I suggested body weight squats as a beginning. He can't squat 135 without pain so starting with body weight and progressing at a safe rate will help strengthen him up and increases the workload slowly but surely.

Edit* I absolutely agree that they won't be enough in the long run


----------



## BigGameHunter (Dec 5, 2013)

Get a creeper like mechanics use from auto zone.  Then get some elastic bands from academy. Wrap the bands around a leg of a desk, chair or something sturdy.  Lay on your back and put your feet on the desk or sturdy object.  Press away will be light resistance until you can work your way up to Hyndu Squats.

A buddy of mine does this with his patients that are recovering from leg injuries for physical therapy.  Sounds crazy but you wont hurt your self.

Concrete or tile floors will work the best.


----------



## halfwit (Dec 5, 2013)

ImDennis said:


> dude i dont know, but i was watching this girl cause i saw a hot pic of her on facebook, so looked her up and she does everything without really bending the knee..... watch it, see if ucan take anything away from it  somethings better then nothing, if not u get to look at a hot girl



Ya know, sometimes I wish my monitor was scratch 'n sniff.


----------



## PillarofBalance (Dec 5, 2013)

I have gotten at least a dozen people with knee issues to start squatting again by having them box squat with a wider stance.  It takes the pressure off the knees especially when done properly (spread the floor with the feet, sit back onto the box and focus on using the hips first to get off the box). Knee wraps will also help with stability of the knee itself but don't wrap to tight.


----------



## Joliver (Dec 5, 2013)

x2 on the wide stance.


----------



## Assassin32 (Dec 5, 2013)

PillarofBalance said:


> I have gotten at least a dozen people with knee issues to start squatting again by having them box squat with a wider stance.  It takes the pressure off the knees especially when done properly (spread the floor with the feet, sit back onto the box and focus on using the hips first to get off the box). Knee wraps will also help with stability of the knee itself but don't wrap to tight.


POB, should I put the box at parallel, it's when I go below parallel that the pain really sets in on regular squats.


----------



## PillarofBalance (Dec 5, 2013)

Assassin32 said:


> POB, should I put the box at parallel, it's when I go below parallel that the pain really sets in on regular squats.



Start at just above parallel and work your way down. Stay out of the painful depths of course. You aren't a powerlifter so it's not that big of a deal for you. But squatting is important regardless.


----------



## AliCat (Dec 5, 2013)

About 10 years ago I tore my mcl and tried pilates.  I was amazed at how many exercises you can do on your butt and not put any stress on the knee.  The exercises aren't intended to build much bulk, but they can build some bulk and strength.


----------



## Assassin32 (Dec 5, 2013)

Thanks for all the replies boys and girls.
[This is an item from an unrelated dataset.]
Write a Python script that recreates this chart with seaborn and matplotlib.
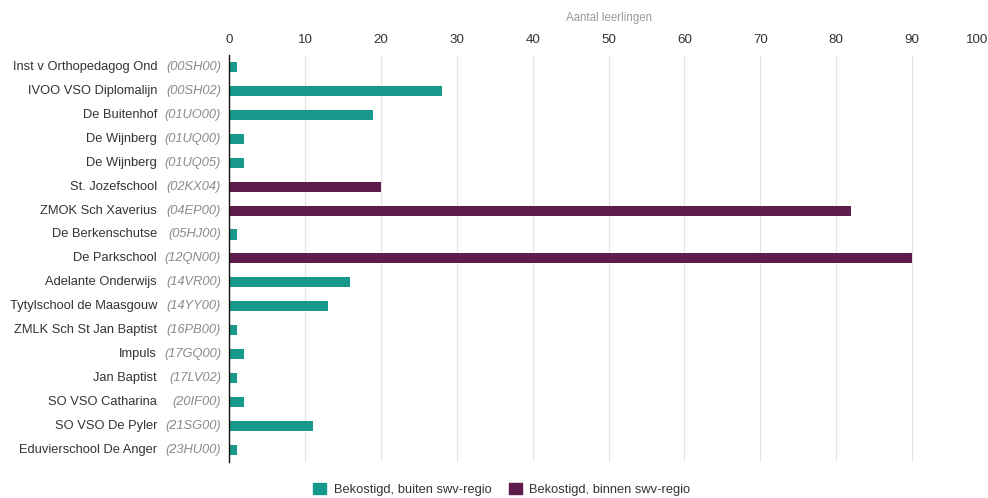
import pandas as pd
import matplotlib.pyplot as plt
import matplotlib.transforms as mtransforms
import seaborn as sns
from matplotlib.patches import Patch

# data
SCHOOLS = ["Inst v Orthopedagog Ond", "IVOO VSO Diplomalijn", "De Buitenhof",
           "De Wijnberg", "De Wijnberg", "St. Jozefschool", "ZMOK Sch Xaverius",
           "De Berkenschutse", "De Parkschool", "Adelante Onderwijs",
           "Tytylschool de Maasgouw", "ZMLK Sch St Jan Baptist", "Impuls",
           "Jan Baptist", "SO VSO Catharina", "SO VSO De Pyler",
           "Eduvierschool De Anger"]
CODES = ["00SH00", "00SH02", "01UO00", "01UQ00", "01UQ05", "02KX04", "04EP00",
         "05HJ00", "12QN00", "14VR00", "14YY00", "16PB00", "17GQ00", "17LV02",
         "20IF00", "21SG00", "23HU00"]
LEERLINGEN = [1, 28, 19, 2, 2, 20, 82, 1, 90, 16, 13, 1, 2, 1, 2, 11, 1]
GROEP = ["buiten", "buiten", "buiten", "buiten", "buiten", "binnen", "binnen",
         "buiten", "binnen", "buiten", "buiten", "buiten", "buiten", "buiten",
         "buiten", "buiten", "buiten"]
LEGEND_LABELS = {"buiten": "Bekostigd, buiten swv-regio",
                 "binnen": "Bekostigd, binnen swv-regio"}
COLORS = {"buiten": "#16998b", "binnen": "#5e1b4b"}

sns.set_theme(style="white")
plt.rcParams["font.family"] = ["Liberation Sans", "DejaVu Sans"]

df = pd.DataFrame({"key": [f"{s} ({c})" for s, c in zip(SCHOOLS, CODES)],
                   "value": LEERLINGEN, "groep": GROEP})

fig = plt.figure(figsize=(9.88, 4.98), dpi=100)
ax = fig.add_axes([0.2318, 0.072, 0.7682, 0.818])

sns.barplot(data=df, x="value", y="key", hue="groep", palette=COLORS,
            dodge=False, width=0.42, orient="h", ax=ax, legend=False,
            saturation=1, linewidth=0)

ax.set_xlim(0, 100)
ax.set_xticks(range(0, 101, 10))
ax.xaxis.tick_top()
ax.xaxis.set_label_position("top")
ax.set_xlabel("Aantal leerlingen", color="#999999", fontsize=8.3, labelpad=10)
ax.set_ylabel("")
ax.tick_params(axis="x", length=0, labelsize=9.6, colors="#333333", pad=6)
ax.get_xticklabels()[-1].set_horizontalalignment("right")
ax.tick_params(axis="y", length=0)
ax.set_yticklabels([])
ax.grid(axis="x", color="#e4e4e4", linewidth=0.8)
ax.set_axisbelow(True)
for side in ["top", "right", "bottom"]:
    ax.spines[side].set_visible(False)
ax.spines["left"].set_color("#111111")
ax.spines["left"].set_linewidth(1)

# two-part labels: name plain, code grey italic
trans = mtransforms.blended_transform_factory(fig.transFigure, ax.transData)
for i, (s, c) in enumerate(zip(SCHOOLS, CODES)):
    ax.text(157 / 988, i, s, transform=trans, ha="right", va="center",
            fontsize=9.3, color="#333333")
    ax.text(221 / 988, i, f"({c})", transform=trans, ha="right", va="center",
            fontsize=9.3, color="#8a8a8a", style="italic")

handles = [Patch(color=COLORS[k], label=LEGEND_LABELS[k]) for k in ["buiten", "binnen"]]
fig.legend(handles=handles, loc="center", bbox_to_anchor=(0.508, 0.017),
           ncol=2, frameon=False, fontsize=9.3, handlelength=1.0,
           handleheight=1.0, columnspacing=1.3, handletextpad=0.6,
           labelcolor="#333333")

fig.savefig("out.png", dpi=100)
I appreciate it. You're all ****in awesome. Monday I'm gonna try box squats with knee wraps and a wide stance and I'll go from there. Rock and ****in roll!


----------



## stonetag (Dec 16, 2013)

Assassin32 said:


> Alright dudes, I'm 6'3" and weighed in at 261 today, but my legs are toothpicks! Part of my problem is I have horrible knees. Specifically my right, which is bone on bone, and will have to be replaced at some point. I added Deca about 4 months ago, and although my shoulders and elbows feel great, I still have lots of daily knee pain. I can't squat at all(it's painful to get out of the hole with 135) but I want my legs to grow with my upperbody. I beginning to look very disproportionate. My wife told me if my upperbody got any bigger I was gonna tip over. What are some exercises for leg growth for a dude with awful knees? Thanks fellas.


Quick little story Assassin, I was in the exact fukkin boat you are in now about five years ago. I had strong legs, good muscle..the whole story. I started noticing knee pain quite frequently, not just after workouts but at work (walk A lot) and it was starting to irritate the fuk out of me, I thought I can't be breaking down, not yet. I lived with the almost constant pain up until a year ago last August when my wife finally convinced me to see a doc...well bone on bone on the lateral side (no fuking cartilage) both knees! Had a bi-lateral knee replacement operation (both knees, don't recommend it) after the op. I saw sparrows with bigger legs! Anyway my legs are back to pre-op status...seated leg press, smith mach. saved me with squats, deads (cheat type), that make sense?, hammie curls (standing worked best for me), now leg extensions were the kicker, had to have someone just smoothly go through the full motion for some time until I was able to do them on my own, had something to do with legs hanging in the air I guess, not sure why. I never will get on another stationary bike again, helped a bunch though. All the lifts I could only useg partial flexation of the joint. I guess what I'm try to say bro is take extreme care of the original equipment you got, hate to say it but heavy leg day may be gone or it might be something simple like meniscus issues, if that is the case back to fukin heavy days!haha Did A Doc say it was bone on bone?


----------



## stonetag (Dec 16, 2013)

I don't know if that helps? it was the full motion of the lift that killed me, before and after surgery...I know, crazy old bastard.


----------



## widehips71 (Dec 20, 2013)

Front squats put less force on the knees

http://www.ncbi.nlm.nih.gov/pubmed/19002072


----------



## PillarofBalance (Dec 20, 2013)

Stone first good story. But what are cheat deads? You mean rack pulls.


----------